Нет, общением Федотов обделен не был. Его дневник — своеобразная сводка о непрерывных встречах. Его квартира — проходной двор. Все время кто-то к нему заявляется, а к тому добавляется еще кто-то, то сам он к кому-то спешит с делом или без дела, да еще кого-то по пути встречает. С одним он поет дуэтом под гитару, с другим разучивает романс, с третьим отправляется прогуляться, с четвертым пьет чай или обедает. То с тем, то с другим сражается в карты — он рано и сильно пристрастился к карточной игре и избавиться от страсти не смогло конца жизни; впрочем, драм, подобных драмам Достоевского, эта страсть не порождала: темперамент не тот.
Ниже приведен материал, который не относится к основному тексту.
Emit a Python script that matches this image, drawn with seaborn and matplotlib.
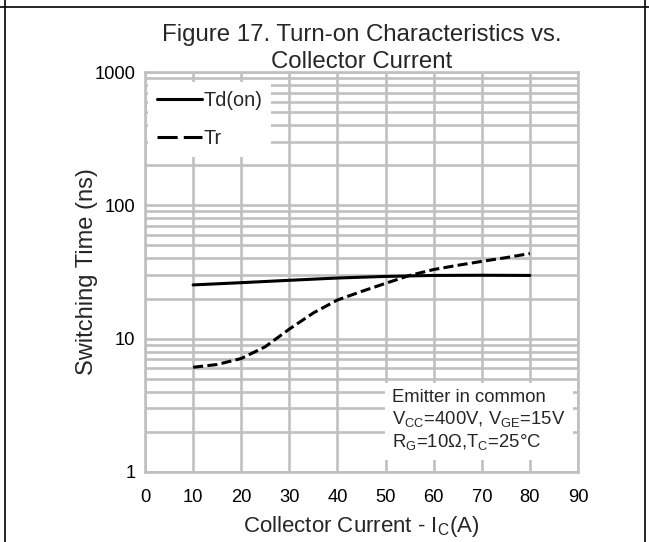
import matplotlib
matplotlib.use("Agg")
import matplotlib.pyplot as plt
import seaborn as sns
import pandas as pd
import numpy as np
from matplotlib.lines import Line2D

# ---- data ----
ic_td = [10, 20, 30, 40, 50, 60, 70, 80]
td_on = [25.3, 26.3, 27.4, 28.5, 29.3, 29.8, 29.9, 29.8]

ic_tr = [10, 15, 20, 25, 30, 35, 40, 45, 50, 55, 60, 65, 70, 75, 80]
tr = [6.1, 6.4, 7.1, 8.7, 11.8, 15.6, 19.5, 22.6, 26.0, 29.8, 33.0, 35.5, 38.0, 40.5, 43.5]

x_ticks = [0, 10, 20, 30, 40, 50, 60, 70, 80, 90]
y_ticks = [1, 10, 100, 1000]
y_tick_labels = ["1", "10", "100", "1000"]

title = "Figure 17. Turn-on Characteristics vs.\nCollector Current"
x_label = "Collector Current - I$_{\\mathrm{C}}$(A)"
y_label = "Switching Time (ns)"
note_lines = ["Emitter in common",
              "V$_{\\mathrm{CC}}$=400V, V$_{\\mathrm{GE}}$=15V",
              "R$_{\\mathrm{G}}$=10\u03a9,T$_{\\mathrm{C}}$=25\u00b0C"]

df = pd.concat([
    pd.DataFrame({"Ic": ic_td, "t": td_on, "series": "Td(on)"}),
    pd.DataFrame({"Ic": ic_tr, "t": tr, "series": "Tr"}),
])

sns.set_style("white")
plt.rcParams["font.family"] = ["Liberation Sans", "DejaVu Sans"]
plt.rcParams["mathtext.fontset"] = "custom"
plt.rcParams["mathtext.rm"] = "Liberation Sans"
plt.rcParams["mathtext.it"] = "Liberation Sans:italic"
plt.rcParams["mathtext.bf"] = "Liberation Sans:bold"

fig = plt.figure(figsize=(6.49, 5.42), dpi=100)
ax = fig.add_axes([145 / 649, 1 - 472 / 542, (578 - 145) / 649, 400 / 542])

grid_c = "#c0c0c0"
sns.lineplot(data=df, x="Ic", y="t", hue="series", style="series",
             palette={"Td(on)": "black", "Tr": "black"},
             dashes={"Td(on)": "", "Tr": (3.3, 1.4)},
             linewidth=2.2, ax=ax, legend=False, zorder=5)

ax.set_yscale("log")
ax.set_xlim(0, 90)
ax.set_ylim(1, 1000)
ax.set_xticks(x_ticks)
ax.set_xticklabels([str(v) for v in x_ticks])
ax.set_yticks(y_ticks)
ax.set_yticklabels(y_tick_labels)
ax.yaxis.set_minor_locator(matplotlib.ticker.LogLocator(base=10, subs=np.arange(2, 10)))
ax.yaxis.set_minor_formatter(matplotlib.ticker.NullFormatter())
ax.grid(True, which="both", axis="y", color=grid_c, linewidth=1.9)
ax.grid(True, which="major", axis="x", color=grid_c, linewidth=1.9)
ax.set_axisbelow(True)
for s in ax.spines.values():
    s.set_color(grid_c)
    s.set_linewidth(1.9)
ax.tick_params(which="both", length=0, labelsize=13.2, colors="black")
ax.tick_params(axis="y", pad=7)
ax.tick_params(axis="x", pad=12)

ax.set_xlabel(x_label, fontsize=16)
ax.xaxis.set_label_coords(0.5, -0.106)
ax.set_ylabel(y_label, fontsize=17)
ax.yaxis.set_label_coords(-0.108, 0.5)
ax.set_title(title, fontsize=17.3, pad=3, linespacing=1.28)

# legend
handles = [Line2D([], [], color="black", lw=2.2),
           Line2D([], [], color="black", lw=2.2, dashes=(6.6, 2.0))]
leg = ax.legend(handles, ["Td(on)", "Tr"], loc="upper left",
                bbox_to_anchor=(0.006, 0.975), frameon=True, fancybox=False,
                framealpha=1, edgecolor="white", facecolor="white",
                fontsize=14.3, handlelength=2.3, handletextpad=0.05,
                labelspacing=0.95, borderpad=0.45, borderaxespad=0.0)
leg.get_frame().set_linewidth(0)
leg.set_zorder(6)

# note box
ax.text(0.571, 0.128, "\n".join(note_lines), transform=ax.transAxes,
        fontsize=13.3, va="center", ha="left", linespacing=1.2, zorder=7,
        bbox=dict(boxstyle="square,pad=0.4", facecolor="white",
                  edgecolor="none"))

# figure frame lines (cell borders)
fig.add_artist(Line2D([0, 1], [1 - 7 / 542, 1 - 7 / 542], transform=fig.transFigure,
                      color="black", lw=1.2))
fig.add_artist(Line2D([4.5 / 649, 4.5 / 649], [0, 1], transform=fig.transFigure,
                      color="black", lw=1.2))
fig.add_artist(Line2D([645 / 649, 645 / 649], [0, 1], transform=fig.transFigure,
                      color="black", lw=1.2))

fig.savefig("out.png", dpi=100)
Игра шла чаще на символические деньги («…проиграл 80 005 рублей и банкротом лег спать…» — снова иронически констатирует он) или вовсе по-детски — на крендели («…я остался с +7»), Наносил визиты — и простые, и праздничные: рождественские, масленичные, пасхальные. С иными из приятелей был так накоротке, что мог, войдя в дом и не застав хозяина, «преисправно распорядиться его водкой, ветчиной и щами».
Со всеми велись разговоры — задушевные приятельские или дружеские беседы, или «вранье», как со все той же шутливой иронией обзывает их Федотов: «Поврал и спать». Говорили о самом разном. Иной раз, как будто, о серьезном: «Толковали про 14 декабря, про грузинские законы и суды, про богатства князя Орбелиани…» Кому-то из биографов эта дневниковая запись позволяет называть Федотова «свободолюбивым юношей», «с исключительным интересом следящим за общественно-политической жизнью», судить о широте его кругозора и прочем. Но это несерьезно.
О 14 декабря и обо всем с этой датой связанном говорили многие, едва ли не все, хоть и вполголоса. Иное дело — кто, что и как говорил, однако как раз об этом нам ничего не известно. 10 марта 1835 года в компании с Шевелевым, конечно же, ничего мало-мальски вольного не произносилось, хотя бы потому, что разговор шел при совершенно незнакомом, да еще не очень симпатичном «каком-то М. Тимофееве, сенатской душе с крючком и ужимочками». Про «грузинские законы и суды», разумеется, не «толковали», потому что о них ничего и не знали, а попросту выслушали, что рассказывал сослуживец, князь Орбелиани, не преминувший заодно похвастаться богатствами своей семьи. Ну а дальше разговор сам собою свернул на более животрепещущее — на «завтрашний парад и панихиду австрийского полка по Франце», то есть по Францу II Иосифу Карлу, только что скончавшемуся.